Summaries
Use the summaries API to generate, read, and edit VLM-derived summaries of a video against a specific persona. A summary row is keyed by the (videoId, personaId) pair; one persona can have at most one summary per video.
Endpoints
GET /api/videos/:videoId/summaries
GET /api/videos/:videoId/summaries/:personaId
POST /api/summaries # write a hand-crafted summary
PUT /api/videos/:videoId/summaries/:summaryId # edit existing
DELETE /api/videos/:videoId/summaries/:personaId
POST /api/videos/summaries/generate # enqueue VLM job
GET /api/jobs/:jobId # poll the VLM job
GET /api/videos/:videoId/summaries since v0.1.8 returns only
summaries on personas the requester owns. The pre-v0.1.8 unscoped
listing let a foreign user's imported summary mask the importer's
own summary in the persona switcher.
Generate a summary
curl -X POST http://localhost:3001/api/videos/summaries/generate \
-H 'Content-Type: application/json' --cookie cookies.txt \
-d '{"videoId":"<id>","personaId":"<id>"}'
# {"jobId":"<job>","status":"queued"}
The job runs in the BullMQ summarization queue. The model service
performs frame extraction, audio transcription, and VLM
captioning; when complete it writes the result back as a
VideoSummary row. Poll the job at GET /api/jobs/:jobId. Since
v0.1.8 the poll endpoint enforces ownership of the persona that
owns the job's data.
Summary row fields
The columns most commonly read by clients:
summary Json paragraphs of prose, one per array element
visualAnalysis String? raw VLM output before paragraph splitting
audioTranscript String? transcript text
keyFrames Json? selected frame ids and timestamps
transcriptJson Json? structured transcript (vendor-specific)

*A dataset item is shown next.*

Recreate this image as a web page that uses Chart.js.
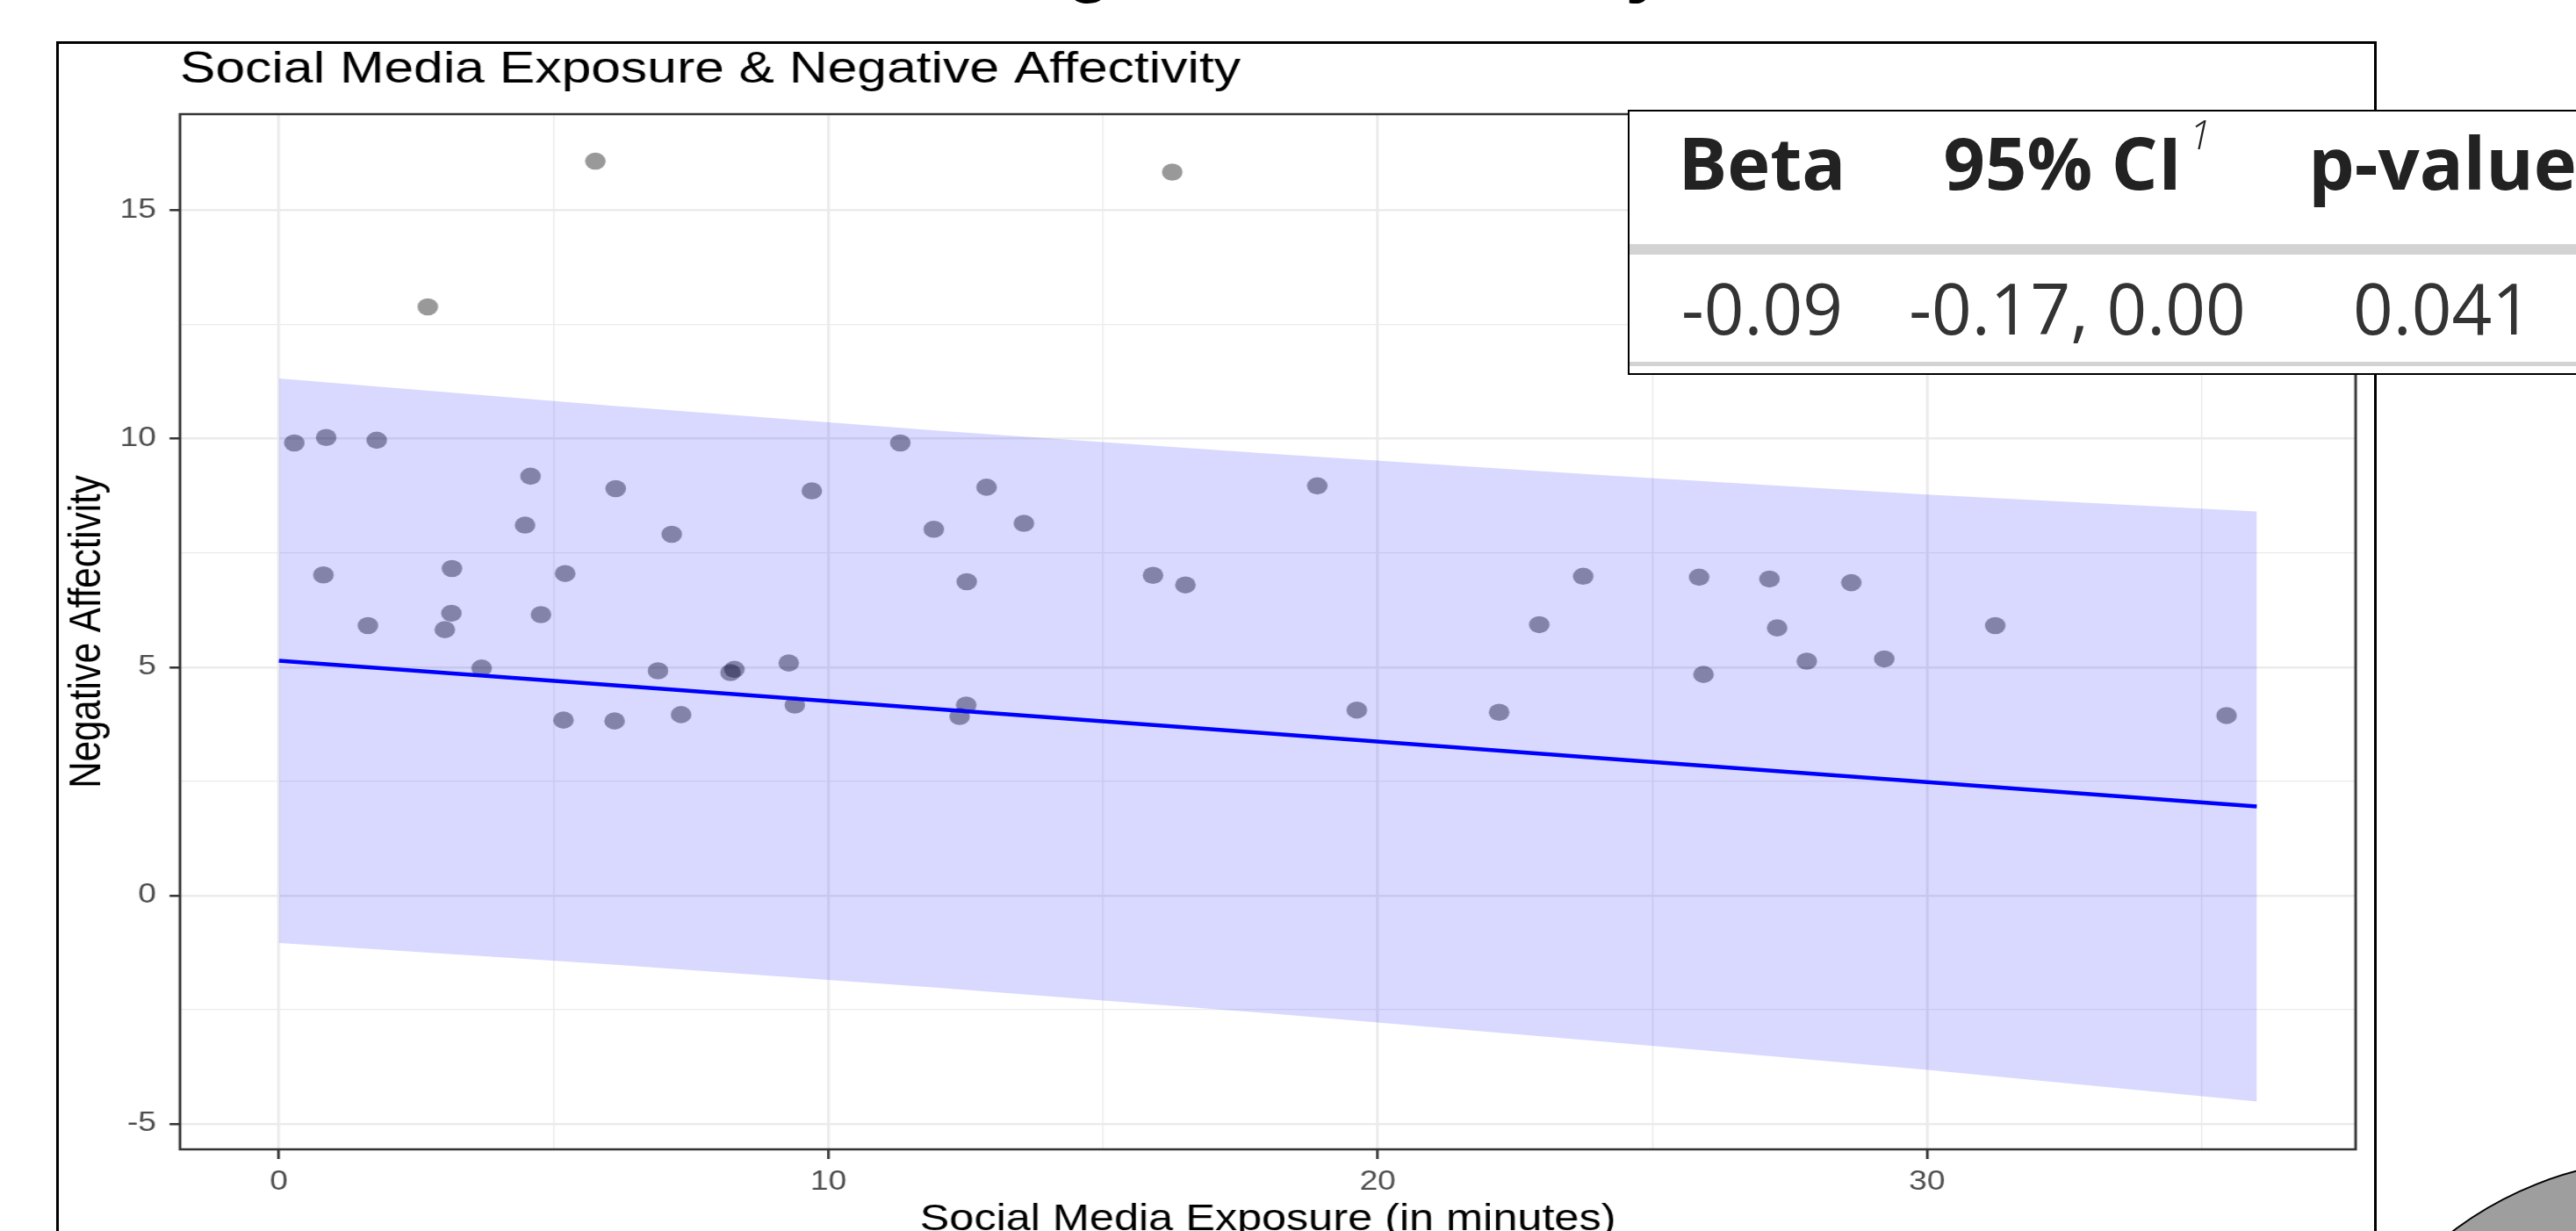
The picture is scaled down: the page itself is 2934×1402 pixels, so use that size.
<!DOCTYPE html>
<html>
<head>
<meta charset="utf-8">
<script src="https://cdn.jsdelivr.net/npm/chart.js@4.4.0/dist/chart.umd.min.js"></script>
<style>
  html, body { margin: 0; padding: 0; background: #fff; overflow: hidden; }
  body { width: 2934px; height: 1402px; position: relative; }
  #slideTitle { position: absolute; left: 1104px; top: -87px; font: bold 86px "Liberation Sans", Arial, sans-serif; line-height: 1; color: #000; white-space: nowrap; }
  #frame { position: absolute; left: 63.5px; top: 46.5px; width: 2643px; height: 1500px; border: 3px solid #000; box-sizing: border-box; }
  #stretch { position: absolute; left: 0; top: 0; width: 2445px; height: 1440px; transform: scaleX(1.2); transform-origin: 0 0; }
  #tbl { position: absolute; left: 1854px; top: 124.5px; width: 1200px; height: 302px; border: 2.5px solid #000; background: #fff; box-sizing: border-box; }
  .hline { position: absolute; left: 1856px; width: 1100px; background: #d3d3d3; }
  .cell { position: absolute; width: 440px; text-align: center; line-height: 1; color: #222; white-space: nowrap; font-family: "Open Sans", sans-serif; }
  .head { font-size: 83px; font-weight: 700; }
  .val { font-size: 80px; font-weight: 400; color: #333; }
  .sup { font-size: 46px; font-style: italic; font-weight: 300; position: relative; top: -46px; margin-left: 8px; }
  #blob { position: absolute; left: 2631px; top: 1319px; width: 816px; height: 816px; border-radius: 50%; background: #9e9e9e; border: 2.5px solid #000; box-sizing: border-box; }
</style>
</head>
<body>
<div id="slideTitle">Negative Affectivity</div>
<div id="frame"></div>
<div id="stretch"><canvas id="scatterChart"></canvas></div>
<div id="tbl"></div>
<div id="blob"></div>
<script>
// points
const exposure = [0.28, 0.81, 0.86, 1.62, 1.78, 2.71, 3.02, 3.14, 3.15, 3.69,
  4.48, 4.58, 4.77, 5.18, 5.21, 5.76, 6.11, 6.13, 6.90, 7.15,
  7.32, 8.22, 8.29, 9.28, 9.39, 9.70, 11.31, 11.92, 12.39, 12.51,
  12.52, 12.88, 13.56, 15.91, 16.26, 16.50, 18.90, 19.62, 22.21, 22.94,
  23.74, 25.85, 25.93, 27.13, 27.27, 27.81, 28.62, 29.22, 31.24, 35.45];
const negAffect = [9.91, 7.02, 10.03, 5.91, 9.97, 12.89, 5.82, 6.18, 7.16, 4.98,
  8.11, 9.18, 6.15, 3.84, 7.05, 16.08, 3.82, 8.91, 4.92, 7.91,
  3.96, 4.88, 4.95, 5.09, 4.17, 8.86, 9.91, 8.02, 3.92, 4.17,
  6.87, 8.94, 8.15, 7.01, 15.84, 6.80, 8.97, 4.06, 4.01, 5.93,
  6.99, 6.97, 4.84, 6.93, 5.86, 5.13, 6.85, 5.18, 5.91, 3.94];

// fitted line and band
const fitX = [0, 6, 12, 18, 24, 30, 36];
const fitY = [5.14, 4.61, 4.08, 3.55, 3.01, 2.48, 1.95];
const bandHi = [11.32, 10.73, 10.18, 9.68, 9.21, 8.78, 8.41];
const bandLo = [-1.04, -1.51, -2.02, -2.58, -3.19, -3.82, -4.51];

const xTickLabels = [0, 10, 20, 30];
const yTickLabels = [-5, 0, 5, 10, 15];

const tableHead = ["Beta", "95% CI", "p-value"];
const tableRow = ["-0.09", "-0.17, 0.00", "0.041"];

// table overlay
const colCenters = [2007, 2366, 2782];
const body = document.body;
const addLine = (top, h) => {
  const d = document.createElement("div");
  d.className = "hline";
  d.style.top = top + "px";
  d.style.height = h + "px";
  body.appendChild(d);
};
addLine(278, 12);
addLine(412, 5);
tableHead.forEach((t, i) => {
  const d = document.createElement("div");
  d.className = "cell head";
  d.style.left = (colCenters[i] - 220) + "px";
  d.style.top = "142px";
  d.textContent = t;
  if (i === 1) {
    const s = document.createElement("span");
    s.className = "sup";
    s.textContent = "1";
    d.appendChild(s);
  }
  body.appendChild(d);
});
tableRow.forEach((t, i) => {
  const d = document.createElement("div");
  d.className = "cell val";
  d.style.left = (colCenters[i] - 220) + "px";
  d.style.top = "310px";
  d.textContent = t;
  body.appendChild(d);
});

const toXY = (xs, ys) => xs.map((x, i) => ({ x: x, y: ys[i] }));
const font = "'Liberation Sans', Arial, sans-serif";

const panelBorder = {
  id: "panelBorder",
  afterDatasetsDraw(chart) {
    const { ctx, chartArea: a } = chart;
    ctx.save();
    ctx.strokeStyle = "#333333";
    ctx.lineWidth = 2.5;
    ctx.strokeRect(a.left, a.top, a.right - a.left, a.bottom - a.top);
    ctx.restore();
  }
};

const gridFor = (labels, tl) => ({
  color: "#ebebeb",
  lineWidth: c => labels.includes(c.tick.value) ? 2.6 : 1.3,
  tickLength: tl,
  tickWidth: 2.5,
  tickColor: c => labels.includes(c.tick.value) ? "#333333" : "rgba(0,0,0,0)"
});

const ctx = document.getElementById("scatterChart");

new Chart(ctx, {
  type: "scatter",
  data: {
    datasets: [
      {
        label: "fit",
        type: "line",
        data: toXY(fitX, fitY),
        borderColor: "#0000ff",
        borderWidth: 4.5,
        pointRadius: 0,
        fill: false,
        order: 0
      },
      {
        label: "upper",
        type: "line",
        data: toXY(fitX, bandHi),
        borderWidth: 0,
        pointRadius: 0,
        fill: false,
        order: 1
      },
      {
        label: "lower",
        type: "line",
        data: toXY(fitX, bandLo),
        borderWidth: 0,
        pointRadius: 0,
        backgroundColor: "rgba(0,0,255,0.15)",
        fill: "-1",
        order: 1
      },
      {
        label: "points",
        data: toXY(exposure, negAffect),
        backgroundColor: "rgba(0,0,0,0.4)",
        borderWidth: 0,
        pointRadius: 9.8,
        order: 3
      }
    ]
  },
  options: {
    responsive: true,
    maintainAspectRatio: false,
    animation: false,
    events: [],
    layout: { padding: { left: 50, right: 209.17, top: 39.4, bottom: 21 } },
    plugins: {
      legend: { display: false },
      tooltip: { enabled: false },
      title: {
        display: true,
        text: "Social Media Exposure & Negative Affectivity",
        align: "start",
        fullSize: false,
        color: "#000",
        font: { family: font, size: 50.5, weight: "normal" },
        padding: { top: 10, bottom: 20 }
      }
    },
    scales: {
      x: {
        type: "linear",
        min: -1.8,
        max: 37.8,
        afterFit: s => { s.height = 110; },
        border: { display: false },
        grid: gridFor(xTickLabels, 11),
        ticks: {
          stepSize: 5,
          includeBounds: false,
          autoSkip: false,
          maxRotation: 0,
          padding: 8,
          color: "#4d4d4d",
          font: { family: font, size: 31 },
          callback: v => xTickLabels.includes(v) ? v : ""
        },
        title: {
          display: true,
          text: "Social Media Exposure (in minutes)",
          color: "#000",
          font: { family: font, size: 42 },
          padding: { top: 0, bottom: 4 }
        }
      },
      y: {
        type: "linear",
        min: -5.56,
        max: 17.11,
        afterFit: s => { s.width = 120.83; },
        border: { display: false },
        grid: gridFor(yTickLabels, 10),
        ticks: {
          stepSize: 2.5,
          includeBounds: false,
          padding: 12.5,
          color: "#4d4d4d",
          font: { family: font, size: 31 },
          callback: v => yTickLabels.includes(v) ? v : ""
        },
        title: {
          display: true,
          text: "Negative Affectivity",
          color: "#000",
          font: { family: font, size: 42 },
          padding: { top: 8, bottom: 0 }
        }
      }
    }
  },
  plugins: [panelBorder]
});
</script>
</body>
</html>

audioLanguage String? ISO code from the transcription vendor
audioModelUsed String? vendor adapter id
visualModelUsed String? VLM id (e.g. "qwen-2-5-vl-7b")
fusionStrategy String? "sequential" | "parallel" | "audio-first"
claimsJson Json? serialized extracted claims (denormalized)
comment Text? user-authored comment
The full set is in
server/prisma/schema.prisma under model VideoSummary and the
canonical TypeBox is in server/src/routes/summaries.ts.
Edit a summary
PUT /api/videos/:videoId/summaries/:summaryId accepts a partial
update. The route runs assertSummaryOwned so only the owning
user can edit. Use this to correct the summary text or set the
comment field.
Reasoning traces
Summaries produced by a thinking-capable VLM (Qwen3-VL thinking
variants) carry an optional ReasonedText block on the model
service response, capturing the chain-of-thought trace
alongside the visible summary text. The DTOs are documented in
Guide > Reasoning traces. The frontend
renders the trace inside a collapsible panel when present.